• [Supplied material]:
◆ ◆ ◆ ◆

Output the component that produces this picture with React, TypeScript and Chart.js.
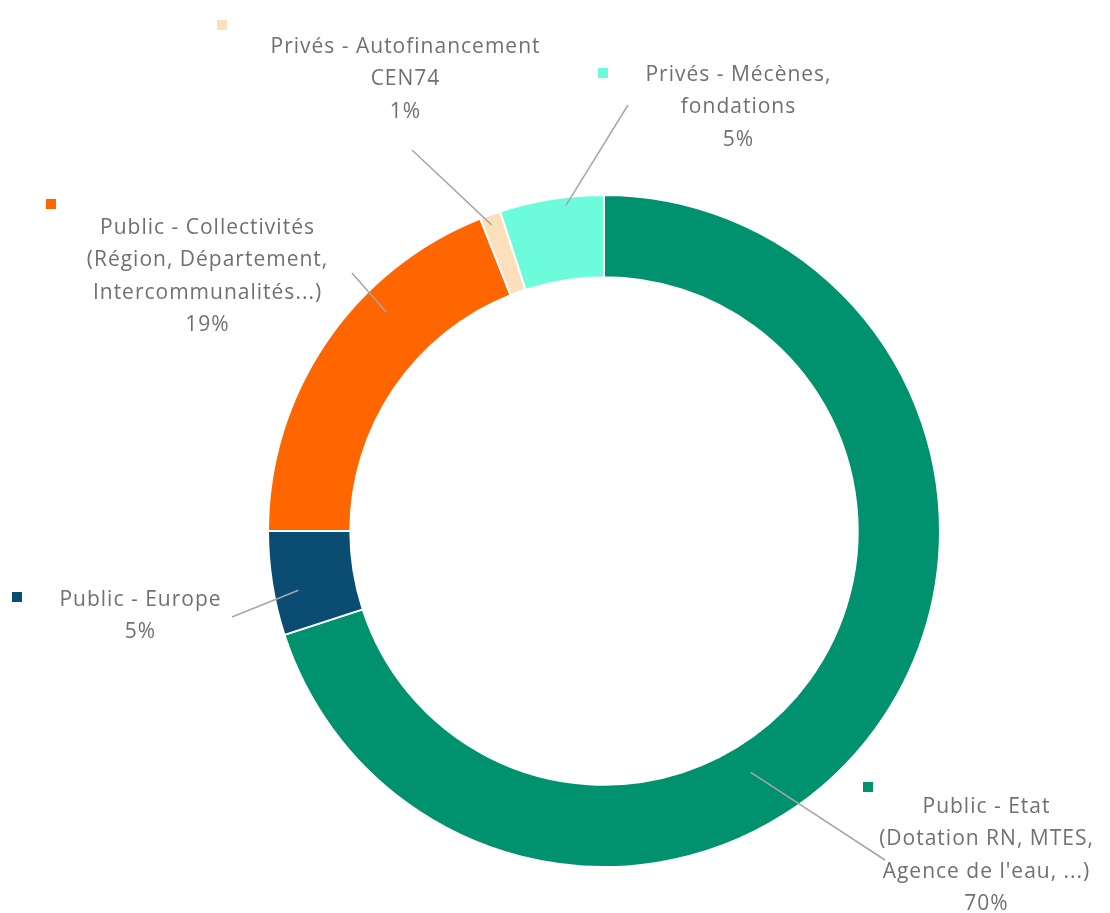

◆ ◆ ◆ ◆

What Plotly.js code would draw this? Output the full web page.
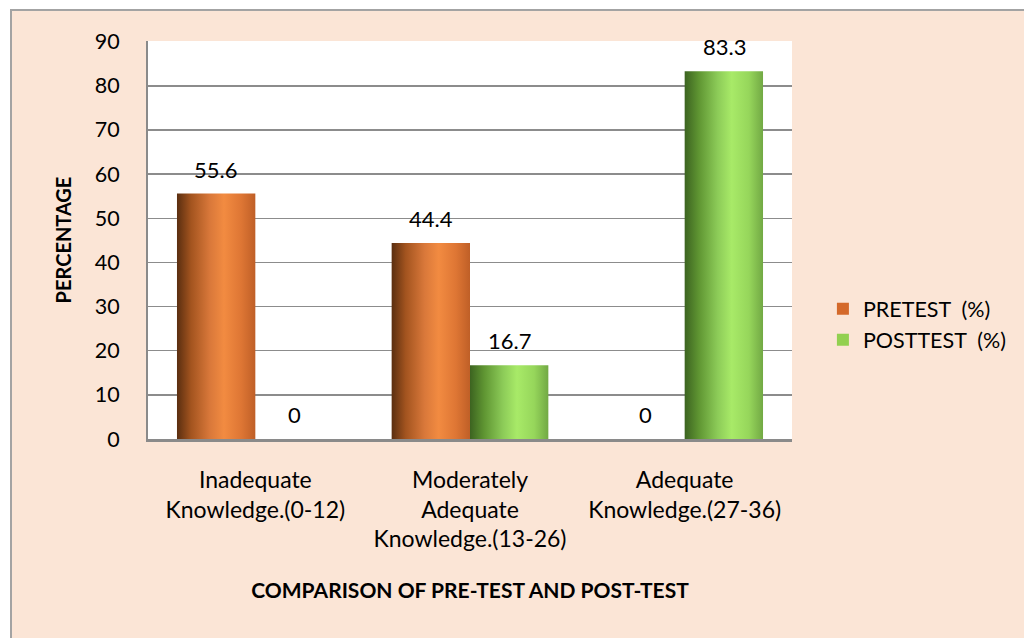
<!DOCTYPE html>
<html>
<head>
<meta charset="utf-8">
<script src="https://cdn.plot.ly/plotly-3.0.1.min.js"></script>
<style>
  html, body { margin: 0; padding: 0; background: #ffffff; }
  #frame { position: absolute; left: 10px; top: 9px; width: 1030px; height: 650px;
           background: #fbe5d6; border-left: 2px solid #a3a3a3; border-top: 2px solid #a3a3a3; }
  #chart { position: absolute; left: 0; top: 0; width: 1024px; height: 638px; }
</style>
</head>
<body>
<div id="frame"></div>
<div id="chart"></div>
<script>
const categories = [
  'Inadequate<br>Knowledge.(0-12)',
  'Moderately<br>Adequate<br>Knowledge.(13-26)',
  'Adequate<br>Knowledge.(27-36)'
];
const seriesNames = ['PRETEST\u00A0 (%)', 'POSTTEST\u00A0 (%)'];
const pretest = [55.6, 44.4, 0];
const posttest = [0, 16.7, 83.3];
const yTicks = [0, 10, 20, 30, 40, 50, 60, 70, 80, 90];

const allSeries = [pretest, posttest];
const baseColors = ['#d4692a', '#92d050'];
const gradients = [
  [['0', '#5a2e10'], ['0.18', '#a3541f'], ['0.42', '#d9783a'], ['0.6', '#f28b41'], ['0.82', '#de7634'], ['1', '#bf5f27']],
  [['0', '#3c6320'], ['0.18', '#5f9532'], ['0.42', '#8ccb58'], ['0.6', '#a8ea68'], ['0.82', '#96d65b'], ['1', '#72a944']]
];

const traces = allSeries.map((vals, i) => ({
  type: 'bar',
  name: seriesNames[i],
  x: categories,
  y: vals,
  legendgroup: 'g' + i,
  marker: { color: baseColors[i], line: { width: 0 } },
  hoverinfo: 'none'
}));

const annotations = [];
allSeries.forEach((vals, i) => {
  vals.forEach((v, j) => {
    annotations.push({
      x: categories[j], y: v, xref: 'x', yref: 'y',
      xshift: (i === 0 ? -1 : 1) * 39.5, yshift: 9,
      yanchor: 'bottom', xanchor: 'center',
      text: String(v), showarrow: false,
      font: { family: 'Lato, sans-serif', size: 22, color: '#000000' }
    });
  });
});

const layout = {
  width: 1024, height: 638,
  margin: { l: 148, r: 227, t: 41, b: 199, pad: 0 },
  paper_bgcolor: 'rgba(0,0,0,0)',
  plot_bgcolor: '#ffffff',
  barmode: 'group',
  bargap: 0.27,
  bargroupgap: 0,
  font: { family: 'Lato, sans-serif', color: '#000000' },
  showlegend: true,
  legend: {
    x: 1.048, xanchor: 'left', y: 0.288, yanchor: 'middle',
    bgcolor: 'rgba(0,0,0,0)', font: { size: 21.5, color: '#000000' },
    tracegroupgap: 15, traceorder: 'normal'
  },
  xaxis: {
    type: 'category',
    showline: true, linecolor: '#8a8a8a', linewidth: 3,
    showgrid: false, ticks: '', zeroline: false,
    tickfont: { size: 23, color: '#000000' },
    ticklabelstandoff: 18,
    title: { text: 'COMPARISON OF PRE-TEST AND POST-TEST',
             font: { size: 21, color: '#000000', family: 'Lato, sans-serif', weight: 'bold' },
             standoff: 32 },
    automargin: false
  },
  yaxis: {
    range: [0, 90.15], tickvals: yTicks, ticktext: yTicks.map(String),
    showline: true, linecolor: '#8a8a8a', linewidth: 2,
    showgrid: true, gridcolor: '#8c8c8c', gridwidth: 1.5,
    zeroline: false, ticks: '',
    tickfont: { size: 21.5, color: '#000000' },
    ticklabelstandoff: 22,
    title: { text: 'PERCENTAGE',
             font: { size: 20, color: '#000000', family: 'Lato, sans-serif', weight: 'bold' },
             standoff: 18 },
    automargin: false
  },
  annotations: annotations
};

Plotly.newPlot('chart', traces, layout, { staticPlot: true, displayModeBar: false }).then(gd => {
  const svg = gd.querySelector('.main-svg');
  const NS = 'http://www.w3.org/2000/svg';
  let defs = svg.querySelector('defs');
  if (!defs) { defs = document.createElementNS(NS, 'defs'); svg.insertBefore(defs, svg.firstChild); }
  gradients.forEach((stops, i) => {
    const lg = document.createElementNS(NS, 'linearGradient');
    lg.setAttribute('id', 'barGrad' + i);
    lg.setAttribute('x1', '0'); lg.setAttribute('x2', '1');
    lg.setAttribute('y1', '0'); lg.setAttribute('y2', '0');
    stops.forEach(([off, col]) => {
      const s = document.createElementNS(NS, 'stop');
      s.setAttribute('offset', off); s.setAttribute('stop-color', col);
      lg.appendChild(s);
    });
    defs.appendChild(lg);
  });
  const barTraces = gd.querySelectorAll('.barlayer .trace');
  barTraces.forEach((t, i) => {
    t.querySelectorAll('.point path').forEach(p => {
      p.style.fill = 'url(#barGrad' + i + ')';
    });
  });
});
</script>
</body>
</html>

◆ ◆ ◆ ◆

• [Exercise description]: Output exactly the lines above, from the line with "What Plotly.js code" to the line with "70, 80, 90];", both included; skip the pictures.

• [Exercise answer]:
What Plotly.js code would draw this? Output the full web page.
<!DOCTYPE html>
<html>
<head>
<meta charset="utf-8">
<script src="https://cdn.plot.ly/plotly-3.0.1.min.js"></script>
<style>
  html, body { margin: 0; padding: 0; background: #ffffff; }
  #frame { position: absolute; left: 10px; top: 9px; width: 1030px; height: 650px;
           background: #fbe5d6; border-left: 2px solid #a3a3a3; border-top: 2px solid #a3a3a3; }
  #chart { position: absolute; left: 0; top: 0; width: 1024px; height: 638px; }
</style>
</head>
<body>
<div id="frame"></div>
<div id="chart"></div>
<script>
const categories = [
  'Inadequate<br>Knowledge.(0-12)',
  'Moderately<br>Adequate<br>Knowledge.(13-26)',
  'Adequate<br>Knowledge.(27-36)'
];
const seriesNames = ['PRETEST\u00A0 (%)', 'POSTTEST\u00A0 (%)'];
const pretest = [55.6, 44.4, 0];
const posttest = [0, 16.7, 83.3];
const yTicks = [0, 10, 20, 30, 40, 50, 60, 70, 80, 90];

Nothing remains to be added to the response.